Ford never shared her therapy notes with the committee, Mitchell points out, which makes it tougher to determine just how dispositive they might be. However, the Post’s account of those notes give different details than those Ford gave the committee. Ford claimed that the Post’s account of them was in error. Although Mitchell doesn’t make the argument explicit here, the prosecutor clearly implies that a refusal to share share supposedly dispositive evidence reduces Ford’s credibility.

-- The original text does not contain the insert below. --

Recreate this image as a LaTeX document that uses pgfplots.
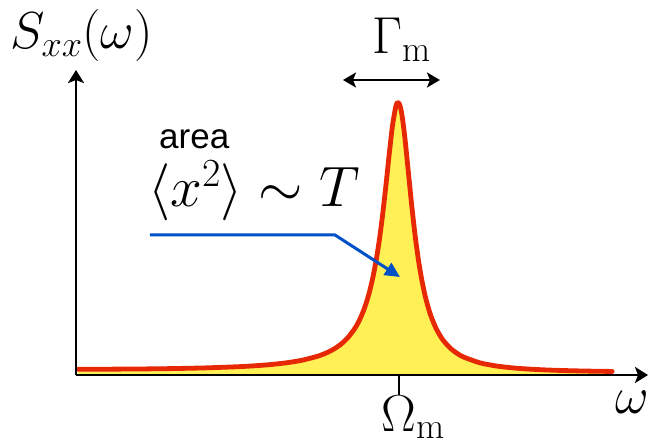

This won’t help much in dealing with the media onslaught on Kavanaugh, of course. Mitchell was hired by the Republicans on the Senate Judiciary Committee to handle Ford’s allegations, after all, which the media will stress — if they cover this aspect at all. However, Mitchell addresses that in her memo as well, reminding people that she has no particular political aspirations:
This memorandum contains my own independent assessment of Dr. Ford’s allegations, based upon my independent review of the evidence and my nearly 25 years of experience as a career prosecutor of sex-related and other crimes in Arizona. This memorandum does not necessarily reflect the views of the Chairman, any committee member, or any other senator. No senator reviewed or approved this memorandum before its release, and I was not pressured in any way to write this memorandum or to write any words in this memorandum with which I do not fully agree. The words written in this memorandum are mine, and I fully stand by all of them. While I am a registered Republican, I am not a political or partisan person.
After reading the memo, it should be clear how Mitchell approached this task — as a prosecutor rather than a defense attorney, in order to get as clear a picture as she could. That may not have made for great sound bites, but it gave Mitchell significant credibility in assessing the case Ford presented. In a legal sense, it was a wise approach. Perhaps it wasn’t satisfying politically — certainly not so much as the Republican responses during Kavanaugh’s questioning — but it laid the basis for fair-minded members of the Senate to dispense with this allegation and evaluate Kavanaugh based on his life’s work. The political failing of this is that there are so few of that group left in the upper chamber … which is no failing of Mitchell’s.
Update: One point should be noted: Mitchell doesn’t address Kavanaugh’s testimony or credibility at all in this memo. That may be because Republicans on the panel decided to use their time in the second half of the hearing to push back against Democratic attacks on Kavanaugh, leaving Mitchell little time to assess his responses. However, it may also be because Kavanaugh shouldn’t have had to endure this questioning based on the vague and contradictory allegation in the first place.